◆ **Supplied information**:
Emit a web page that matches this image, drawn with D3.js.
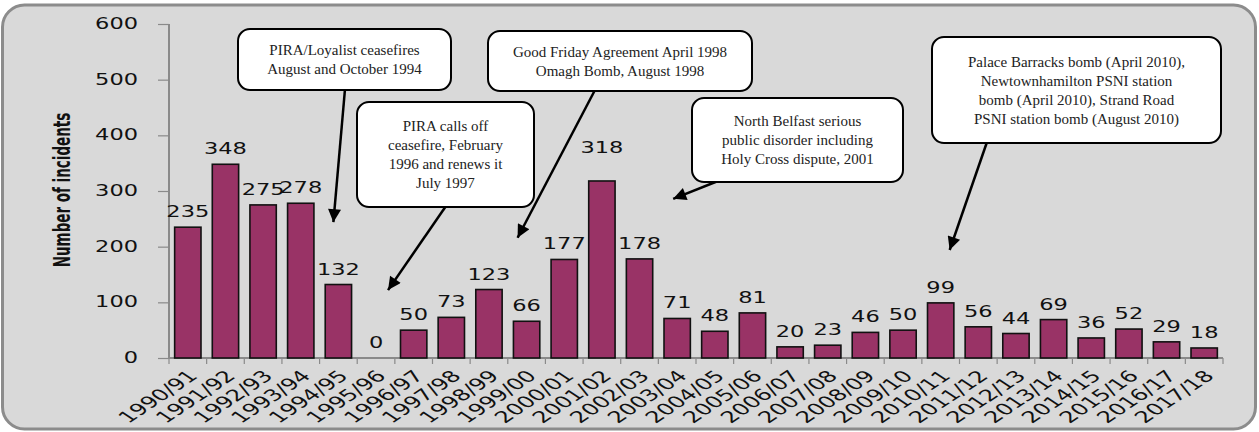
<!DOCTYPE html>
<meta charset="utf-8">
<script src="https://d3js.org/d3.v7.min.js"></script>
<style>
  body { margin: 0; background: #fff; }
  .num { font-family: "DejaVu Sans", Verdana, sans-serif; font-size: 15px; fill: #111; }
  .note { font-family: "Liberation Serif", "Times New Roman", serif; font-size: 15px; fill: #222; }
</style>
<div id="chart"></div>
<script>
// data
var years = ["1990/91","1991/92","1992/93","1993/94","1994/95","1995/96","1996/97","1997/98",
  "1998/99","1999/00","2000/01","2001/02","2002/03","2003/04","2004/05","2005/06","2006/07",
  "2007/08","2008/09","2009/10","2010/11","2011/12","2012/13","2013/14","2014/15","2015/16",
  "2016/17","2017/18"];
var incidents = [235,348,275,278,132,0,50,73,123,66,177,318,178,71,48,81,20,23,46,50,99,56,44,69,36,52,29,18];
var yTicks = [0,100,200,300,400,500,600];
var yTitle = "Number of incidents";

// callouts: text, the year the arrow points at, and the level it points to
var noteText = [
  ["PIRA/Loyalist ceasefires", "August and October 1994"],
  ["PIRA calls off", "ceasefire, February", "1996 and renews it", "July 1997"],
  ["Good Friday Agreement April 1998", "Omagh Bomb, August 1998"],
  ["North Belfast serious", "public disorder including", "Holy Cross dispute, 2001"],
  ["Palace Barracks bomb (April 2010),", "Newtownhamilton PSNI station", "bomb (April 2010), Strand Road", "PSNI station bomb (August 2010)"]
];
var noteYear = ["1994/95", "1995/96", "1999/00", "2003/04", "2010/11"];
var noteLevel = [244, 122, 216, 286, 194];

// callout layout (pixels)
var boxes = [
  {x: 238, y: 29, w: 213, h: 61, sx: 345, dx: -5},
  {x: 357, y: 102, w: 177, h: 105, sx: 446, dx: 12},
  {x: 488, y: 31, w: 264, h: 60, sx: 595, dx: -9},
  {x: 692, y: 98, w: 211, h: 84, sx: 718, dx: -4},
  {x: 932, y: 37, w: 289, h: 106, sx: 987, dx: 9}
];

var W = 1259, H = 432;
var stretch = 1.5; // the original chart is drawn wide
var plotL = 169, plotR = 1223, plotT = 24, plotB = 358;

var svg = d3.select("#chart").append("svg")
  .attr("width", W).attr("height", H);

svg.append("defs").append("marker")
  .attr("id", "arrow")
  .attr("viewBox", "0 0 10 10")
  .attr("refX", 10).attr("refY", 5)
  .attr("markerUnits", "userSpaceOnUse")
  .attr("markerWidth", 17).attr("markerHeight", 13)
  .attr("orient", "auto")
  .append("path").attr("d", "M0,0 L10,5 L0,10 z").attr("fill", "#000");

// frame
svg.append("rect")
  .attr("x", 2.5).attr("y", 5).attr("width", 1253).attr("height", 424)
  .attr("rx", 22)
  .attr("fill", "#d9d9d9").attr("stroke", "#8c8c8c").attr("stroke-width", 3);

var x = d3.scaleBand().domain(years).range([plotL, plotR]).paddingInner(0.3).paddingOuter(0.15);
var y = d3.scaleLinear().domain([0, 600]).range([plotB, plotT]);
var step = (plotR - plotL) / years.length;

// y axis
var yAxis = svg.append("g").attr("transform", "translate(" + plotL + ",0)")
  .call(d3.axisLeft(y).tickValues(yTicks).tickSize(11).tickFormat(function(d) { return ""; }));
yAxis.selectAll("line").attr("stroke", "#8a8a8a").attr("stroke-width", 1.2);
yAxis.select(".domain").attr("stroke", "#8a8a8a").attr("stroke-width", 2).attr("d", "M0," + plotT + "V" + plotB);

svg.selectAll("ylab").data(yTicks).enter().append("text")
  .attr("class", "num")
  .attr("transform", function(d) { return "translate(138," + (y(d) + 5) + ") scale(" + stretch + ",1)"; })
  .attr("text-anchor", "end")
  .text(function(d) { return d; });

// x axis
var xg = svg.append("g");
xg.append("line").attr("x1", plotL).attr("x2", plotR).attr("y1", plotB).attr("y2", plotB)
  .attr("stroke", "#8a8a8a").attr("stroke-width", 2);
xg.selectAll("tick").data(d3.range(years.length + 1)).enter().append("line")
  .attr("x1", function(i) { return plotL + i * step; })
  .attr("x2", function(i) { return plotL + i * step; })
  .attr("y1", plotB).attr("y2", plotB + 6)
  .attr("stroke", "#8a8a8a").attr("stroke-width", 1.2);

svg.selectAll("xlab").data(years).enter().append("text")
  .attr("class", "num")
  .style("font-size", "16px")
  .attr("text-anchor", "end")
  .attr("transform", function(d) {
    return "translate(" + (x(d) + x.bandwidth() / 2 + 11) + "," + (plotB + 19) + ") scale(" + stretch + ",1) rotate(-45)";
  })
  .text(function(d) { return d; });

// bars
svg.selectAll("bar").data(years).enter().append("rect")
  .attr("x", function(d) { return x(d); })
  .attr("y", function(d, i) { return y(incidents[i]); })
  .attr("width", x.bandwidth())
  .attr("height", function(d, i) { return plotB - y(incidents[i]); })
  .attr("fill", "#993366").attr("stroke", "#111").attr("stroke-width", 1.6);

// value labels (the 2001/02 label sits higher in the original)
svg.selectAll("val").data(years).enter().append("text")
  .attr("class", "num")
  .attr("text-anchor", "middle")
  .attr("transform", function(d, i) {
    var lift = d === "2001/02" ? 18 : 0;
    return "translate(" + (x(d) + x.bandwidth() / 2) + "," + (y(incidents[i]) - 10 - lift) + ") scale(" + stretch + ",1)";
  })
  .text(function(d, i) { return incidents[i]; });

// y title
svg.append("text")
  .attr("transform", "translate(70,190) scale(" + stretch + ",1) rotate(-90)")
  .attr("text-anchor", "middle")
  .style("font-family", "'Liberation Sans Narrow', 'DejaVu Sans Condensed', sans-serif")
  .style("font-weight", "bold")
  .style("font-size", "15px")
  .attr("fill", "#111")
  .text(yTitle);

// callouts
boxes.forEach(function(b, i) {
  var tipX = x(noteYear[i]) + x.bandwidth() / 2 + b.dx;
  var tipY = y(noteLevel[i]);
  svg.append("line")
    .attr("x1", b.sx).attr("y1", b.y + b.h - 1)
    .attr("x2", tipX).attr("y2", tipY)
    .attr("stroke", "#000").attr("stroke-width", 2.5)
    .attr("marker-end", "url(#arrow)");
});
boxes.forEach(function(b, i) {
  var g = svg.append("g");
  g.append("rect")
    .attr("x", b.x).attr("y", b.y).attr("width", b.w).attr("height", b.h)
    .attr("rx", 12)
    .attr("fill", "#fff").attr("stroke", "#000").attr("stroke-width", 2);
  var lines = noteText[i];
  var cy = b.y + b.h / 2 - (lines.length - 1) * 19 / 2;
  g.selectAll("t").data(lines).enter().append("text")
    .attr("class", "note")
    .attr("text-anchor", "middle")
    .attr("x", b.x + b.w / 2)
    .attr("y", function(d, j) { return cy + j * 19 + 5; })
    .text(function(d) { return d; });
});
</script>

◆ **Work to be completed**: Omit any images, then output the listing exactly.

◆ **Exercise result**:
Emit a web page that matches this image, drawn with D3.js.
<!DOCTYPE html>
<meta charset="utf-8">
<script src="https://d3js.org/d3.v7.min.js"></script>
<style>
  body { margin: 0; background: #fff; }
  .num { font-family: "DejaVu Sans", Verdana, sans-serif; font-size: 15px; fill: #111; }
  .note { font-family: "Liberation Serif", "Times New Roman", serif; font-size: 15px; fill: #222; }
</style>
<div id="chart"></div>
<script>
// data
var years = ["1990/91","1991/92","1992/93","1993/94","1994/95","1995/96","1996/97","1997/98",
  "1998/99","1999/00","2000/01","2001/02","2002/03","2003/04","2004/05","2005/06","2006/07",
  "2007/08","2008/09","2009/10","2010/11","2011/12","2012/13","2013/14","2014/15","2015/16",
  "2016/17","2017/18"];
var incidents = [235,348,275,278,132,0,50,73,123,66,177,318,178,71,48,81,20,23,46,50,99,56,44,69,36,52,29,18];
var yTicks = [0,100,200,300,400,500,600];
var yTitle = "Number of incidents";

// callouts: text, the year the arrow points at, and the level it points to
var noteText = [
  ["PIRA/Loyalist ceasefires", "August and October 1994"],
  ["PIRA calls off", "ceasefire, February", "1996 and renews it", "July 1997"],
  ["Good Friday Agreement April 1998", "Omagh Bomb, August 1998"],
  ["North Belfast serious", "public disorder including", "Holy Cross dispute, 2001"],
  ["Palace Barracks bomb (April 2010),", "Newtownhamilton PSNI station", "bomb (April 2010), Strand Road", "PSNI station bomb (August 2010)"]
];
var noteYear = ["1994/95", "1995/96", "1999/00", "2003/04", "2010/11"];
var noteLevel = [244, 122, 216, 286, 194];

// callout layout (pixels)
var boxes = [
  {x: 238, y: 29, w: 213, h: 61, sx: 345, dx: -5},
  {x: 357, y: 102, w: 177, h: 105, sx: 446, dx: 12},
  {x: 488, y: 31, w: 264, h: 60, sx: 595, dx: -9},
  {x: 692, y: 98, w: 211, h: 84, sx: 718, dx: -4},
  {x: 932, y: 37, w: 289, h: 106, sx: 987, dx: 9}
];

var W = 1259, H = 432;
var stretch = 1.5; // the original chart is drawn wide
var plotL = 169, plotR = 1223, plotT = 24, plotB = 358;

var svg = d3.select("#chart").append("svg")
  .attr("width", W).attr("height", H);

svg.append("defs").append("marker")
  .attr("id", "arrow")
  .attr("viewBox", "0 0 10 10")
  .attr("refX", 10).attr("refY", 5)
  .attr("markerUnits", "userSpaceOnUse")
  .attr("markerWidth", 17).attr("markerHeight", 13)
  .attr("orient", "auto")
  .append("path").attr("d", "M0,0 L10,5 L0,10 z").attr("fill", "#000");

// frame
svg.append("rect")
  .attr("x", 2.5).attr("y", 5).attr("width", 1253).attr("height", 424)
  .attr("rx", 22)
  .attr("fill", "#d9d9d9").attr("stroke", "#8c8c8c").attr("stroke-width", 3);

var x = d3.scaleBand().domain(years).range([plotL, plotR]).paddingInner(0.3).paddingOuter(0.15);
var y = d3.scaleLinear().domain([0, 600]).range([plotB, plotT]);
var step = (plotR - plotL) / years.length;

// y axis
var yAxis = svg.append("g").attr("transform", "translate(" + plotL + ",0)")
  .call(d3.axisLeft(y).tickValues(yTicks).tickSize(11).tickFormat(function(d) { return ""; }));
yAxis.selectAll("line").attr("stroke", "#8a8a8a").attr("stroke-width", 1.2);
yAxis.select(".domain").attr("stroke", "#8a8a8a").attr("stroke-width", 2).attr("d", "M0," + plotT + "V" + plotB);

svg.selectAll("ylab").data(yTicks).enter().append("text")
  .attr("class", "num")
  .attr("transform", function(d) { return "translate(138," + (y(d) + 5) + ") scale(" + stretch + ",1)"; })
  .attr("text-anchor", "end")
  .text(function(d) { return d; });

// x axis
var xg = svg.append("g");
xg.append("line").attr("x1", plotL).attr("x2", plotR).attr("y1", plotB).attr("y2", plotB)
  .attr("stroke", "#8a8a8a").attr("stroke-width", 2);
xg.selectAll("tick").data(d3.range(years.length + 1)).enter().append("line")
  .attr("x1", function(i) { return plotL + i * step; })
  .attr("x2", function(i) { return plotL + i * step; })
  .attr("y1", plotB).attr("y2", plotB + 6)
  .attr("stroke", "#8a8a8a").attr("stroke-width", 1.2);

svg.selectAll("xlab").data(years).enter().append("text")
  .attr("class", "num")
  .style("font-size", "16px")
  .attr("text-anchor", "end")
  .attr("transform", function(d) {
    return "translate(" + (x(d) + x.bandwidth() / 2 + 11) + "," + (plotB + 19) + ") scale(" + stretch + ",1) rotate(-45)";
  })
  .text(function(d) { return d; });

// bars
svg.selectAll("bar").data(years).enter().append("rect")
  .attr("x", function(d) { return x(d); })
  .attr("y", function(d, i) { return y(incidents[i]); })
  .attr("width", x.bandwidth())
  .attr("height", function(d, i) { return plotB - y(incidents[i]); })
  .attr("fill", "#993366").attr("stroke", "#111").attr("stroke-width", 1.6);

// value labels (the 2001/02 label sits higher in the original)
svg.selectAll("val").data(years).enter().append("text")
  .attr("class", "num")
  .attr("text-anchor", "middle")
  .attr("transform", function(d, i) {
    var lift = d === "2001/02" ? 18 : 0;
    return "translate(" + (x(d) + x.bandwidth() / 2) + "," + (y(incidents[i]) - 10 - lift) + ") scale(" + stretch + ",1)";
  })
  .text(function(d, i) { return incidents[i]; });

// y title
svg.append("text")
  .attr("transform", "translate(70,190) scale(" + stretch + ",1) rotate(-90)")
  .attr("text-anchor", "middle")
  .style("font-family", "'Liberation Sans Narrow', 'DejaVu Sans Condensed', sans-serif")
  .style("font-weight", "bold")
  .style("font-size", "15px")
  .attr("fill", "#111")
  .text(yTitle);

// callouts
boxes.forEach(function(b, i) {
  var tipX = x(noteYear[i]) + x.bandwidth() / 2 + b.dx;
  var tipY = y(noteLevel[i]);
  svg.append("line")
    .attr("x1", b.sx).attr("y1", b.y + b.h - 1)
    .attr("x2", tipX).attr("y2", tipY)
    .attr("stroke", "#000").attr("stroke-width", 2.5)
    .attr("marker-end", "url(#arrow)");
});
boxes.forEach(function(b, i) {
  var g = svg.append("g");
  g.append("rect")
    .attr("x", b.x).attr("y", b.y).attr("width", b.w).attr("height", b.h)
    .attr("rx", 12)
    .attr("fill", "#fff").attr("stroke", "#000").attr("stroke-width", 2);
  var lines = noteText[i];
  var cy = b.y + b.h / 2 - (lines.length - 1) * 19 / 2;
  g.selectAll("t").data(lines).enter().append("text")
    .attr("class", "note")
    .attr("text-anchor", "middle")
    .attr("x", b.x + b.w / 2)
    .attr("y", function(d, j) { return cy + j * 19 + 5; })
    .text(function(d) { return d; });
});
</script>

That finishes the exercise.